Il sistema italiano dei servizi per l’impiego si trova, dunque, ad un bivio, tra passato e futuro, processi di riforma avviati e non conclusi ed un presente ancora da decifrare e, per certi versi, da garantire.

È trascorso più di un anno anche dall’entrata in vigore del D. Lgs. 150/2015, attuativo della legge delega n. 183 del 2014 (cd. Jobs Act) e recante disposizioni di profondo riordino del sistema dei servizi per il lavoro, riconfigurati ora quali uffici amministrativi di livello regionale. Il provvedimento, ad oggi, necessita di essere ulteriormente declinato attraverso atti normativi e disposizioni secondarie, ai fini della sua completa operatività; permangono dunque ancora profili aperti che, in un ragionamento complessivo sul sistema dei servizi per l’impiego e sui suoi possibili scenari evolutivi, si rifletteranno necessariamente sull’impostazione del modello di erogazione delle politiche del lavoro che si intende costruire.

Sul piano regionale, in concomitanza con la stagione di cruciale rinnovamento del sistema, si è registrata un’attenzione prioritaria alla riforma dei servizi per il lavoro, con un dibattito interistituzionale progressivamente divenuto sempre più acceso e vivace. Alla base, l’obiettivo di sviluppare comunque una vision regionale condivisa e condizioni comuni di sistema, in merito alle reali problematiche dei servizi, alle prospettive sostenibili di una loro evoluzione ed alle soluzioni concrete, per quanto temporanee, da approntare attraverso l’impegno e la volontà di tutti i decisori politici. Anche nel 2016 le problematiche dei servizi per l’impiego sono state così costantemente poste all’ordine del giorno nell’agenda dei lavori della IX Commissione della Conferenza della Regioni e delle Province autonome; parallelamente, sul piano tecnico e politico si è sviluppata un’intensa interlocuzione con le amministrazioni centrali, con la finalità primaria di fare rete e verificare in modo congiunto gli impatti reali sul territorio delle manovre messe in campo e, ove necessario, individuare in modo tempestivo gli opportuni meccanismi correttivi.
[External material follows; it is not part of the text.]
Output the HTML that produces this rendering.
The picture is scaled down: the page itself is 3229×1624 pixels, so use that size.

Il negoziato tra lo Stato e le Regioni è stato lungo e articolato; nel corso dell’anno gli assessori regionali al lavoro hanno più volte incontrato e sottoposto all’attenzione del ministro del Lavoro e delle Politiche sociali le questioni dirimenti riguardanti il funzionamento dei Centri per l’Impiego e il relativo personale.
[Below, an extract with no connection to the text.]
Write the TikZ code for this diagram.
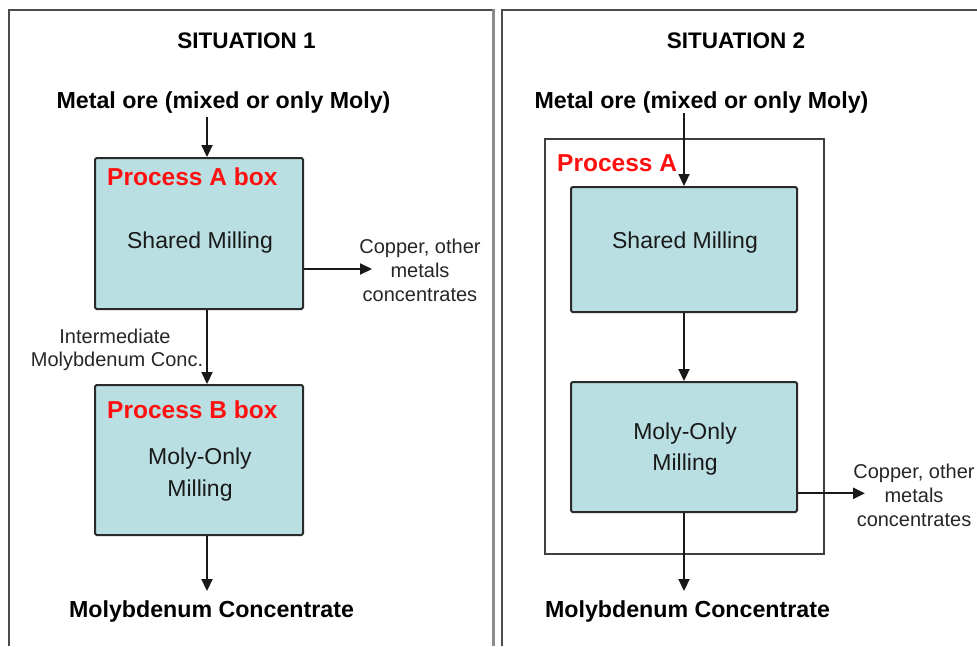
\documentclass[tikz,border=0pt]{standalone}
\usepackage{fontspec}
\setmainfont{Liberation Sans}
\usetikzlibrary{arrows.meta}
\definecolor{boxfill}{HTML}{B9DFE3}
\definecolor{boxline}{HTML}{2A2A2A}
\definecolor{procred}{HTML}{FF1010}
\tikzset{
  procbox/.style={draw=boxline, line width=2pt, fill=boxfill, rounded corners=1.5pt, inner sep=0pt},
  outerbox/.style={draw=boxline!90, line width=1.7pt, fill=none, inner sep=0pt},
  arr/.style={line width=2.2pt, draw=black!90, -{Triangle[width=11pt,length=12pt]}},
  titletxt/.style={font=\fontsize{22.5}{27}\selectfont\bfseries, inner sep=0pt, anchor=base},
  bigtxt/.style={font=\fontsize{23.2}{27}\selectfont\bfseries, inner sep=0pt, anchor=base},
  redtxt/.style={font=\fontsize{24.5}{28}\selectfont\bfseries, text=procred, inner sep=0pt, anchor=base west},
  boxtxt/.style={font=\fontsize{23}{32}\selectfont, text=black!90, inner sep=0pt, anchor=base},
  smalltxt/.style={font=\fontsize{20}{24}\selectfont, text=black!85, inner sep=0pt, anchor=base, align=center}
}
\begin{document}
\begin{tikzpicture}[x=1pt,y=-1pt]
\useasboundingbox (0,0) rectangle (977,646);
% panel frames
\draw[line width=1.6pt, draw=black!70] (9,646) -- (9,10) -- (493,10);
\draw[line width=3pt, draw=black!45] (493,9.2) -- (493,646);
\draw[line width=1.6pt, draw=black!70] (502,646) -- (502,10) -- (977,10);

% ---------- Situation 1 ----------
\node[titletxt] (s1) at (246.5,48) {SITUATION 1};
\node[bigtxt] (ore1) at (223.5,108) {Metal ore (mixed or only Moly)};
\node[procbox, minimum width=208pt, minimum height=151pt] (A1) at (199,233.5) {};
\node[procbox, minimum width=208pt, minimum height=150pt] (B1) at (199,460) {};
\node[redtxt] (A1lab) at (107,185) {Process A box};
\node[boxtxt] (A1txt) at (200,248.3) {Shared Milling};
\node[redtxt] (B1lab) at (107,418) {Process B box};
\node[boxtxt] (B1txt1) at (200,464) {Moly-Only};
\node[boxtxt] (B1txt2) at (200,496) {Milling};
\node[smalltxt] (cu1a) at (420,253.3) {Copper, other};
\node[smalltxt] (cu1b) at (420,277.5) {metals};
\node[smalltxt] (cu1c) at (420,301.5) {concentrates};
\node[smalltxt] (int1) at (115,343.3) {Intermediate};
\node[smalltxt] (int2) at (117,366.7) {Molybdenum Conc.};
\node[bigtxt] (mo1) at (211.5,617) {Molybdenum Concentrate};

\coordinate (t1) at (207,117);
\coordinate (c1) at (372,269);
\coordinate (b1end) at (207,591);
\draw[arr] (t1) -- (t1 |- A1.north);
\draw[arr] (t1 |- A1.south) -- (t1 |- B1.north);
\draw[arr] (A1.east |- c1) -- (c1);
\draw[arr] (t1 |- B1.south) -- (b1end);

% ---------- Situation 2 ----------
\node[titletxt] (s2) at (736,48) {SITUATION 2};
\node[bigtxt] (ore2) at (701.5,108) {Metal ore (mixed or only Moly)};
\node[outerbox, minimum width=279pt, minimum height=415pt] (P2) at (684.5,346.5) {};
\node[redtxt] (P2lab) at (557,171.7) {Process A};
\node[procbox, minimum width=226pt, minimum height=125pt] (A2) at (684,249.5) {};
\node[procbox, minimum width=226pt, minimum height=130pt] (B2) at (684,447) {};
\node[boxtxt] (A2txt) at (685,248) {Shared Milling};
\node[boxtxt] (B2txt1) at (685,439) {Moly-Only};
\node[boxtxt] (B2txt2) at (685,470.5) {Milling};
\node[smalltxt] (cu2a) at (914,478.3) {Copper, other};
\node[smalltxt] (cu2b) at (914,502.5) {metals};
\node[smalltxt] (cu2c) at (914,526.5) {concentrates};
\node[bigtxt] (mo2) at (687.5,617) {Molybdenum Concentrate};

\coordinate (t2) at (684,113);
\coordinate (c2) at (865,493.3);
\coordinate (b2end) at (684,591);
\draw[arr] (t2) -- (A2.north);
\draw[arr] (A2.south) -- (B2.north);
\draw[arr] (B2.east |- c2) -- (c2);
\draw[arr] (B2.south) -- (b2end);
\end{tikzpicture}
\end{document}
È ormai noto, infatti, come i servizi per l’impiego abbiano dovuto fronteggiare negli ultimi due anni una fase di grande incertezza e difficoltà operativa. Pur nella transitorietà e diversità delle soluzioni individuate, con senso di responsabilità istituzionale le amministrazioni regionali hanno costantemente cooperato tra di loro e con il livello centrale per tutelare e sostenere i CPI e i lori operatori, coinvolti in prima persona nel processo di superamento delle Province e di parallela loro riorganizzazione nell’ambito di enti di area vasta, indotto dalla legge n. 56 del 2014 (cd. Legge Delrio). Ciò nella consapevolezza che solo attraverso uno sforzo congiunto tra lo Stato e le Regioni – anche andando oltre la rigida separazione delle sfere di rispettiva competenza costituzionale - si potesse davvero sostenere i servizi per l’impiego e metterli nella condizione di svolgere il ruolo fondamentale che lo stesso Jobs Act assegna loro, in qualità di infrastrutture primarie del mercato del lavoro, deputate all’erogazione ai cittadini di politiche attive, che ai sensi della legge nazionale si configurano oggi come livelli essenziali delle prestazioni (LEP) (2).


Note:

(1): A partire dalla sentenza della Corte costituzionale n. 50 del 2005 fino alla più recente sentenza n. 175 del 2016.

 

(2): Per una disamina più approfondita circa i pilastri comuni dell’operato delle Regioni, in relazione alle diverse problematiche attuative poste dalle disposizioni del Jobs Act riguardanti i servizi per l’impiego, si rimanda ai Quaderni di Tecnostruttura del 22 dicembre 2015, “I nuovi servizi per il lavoro”.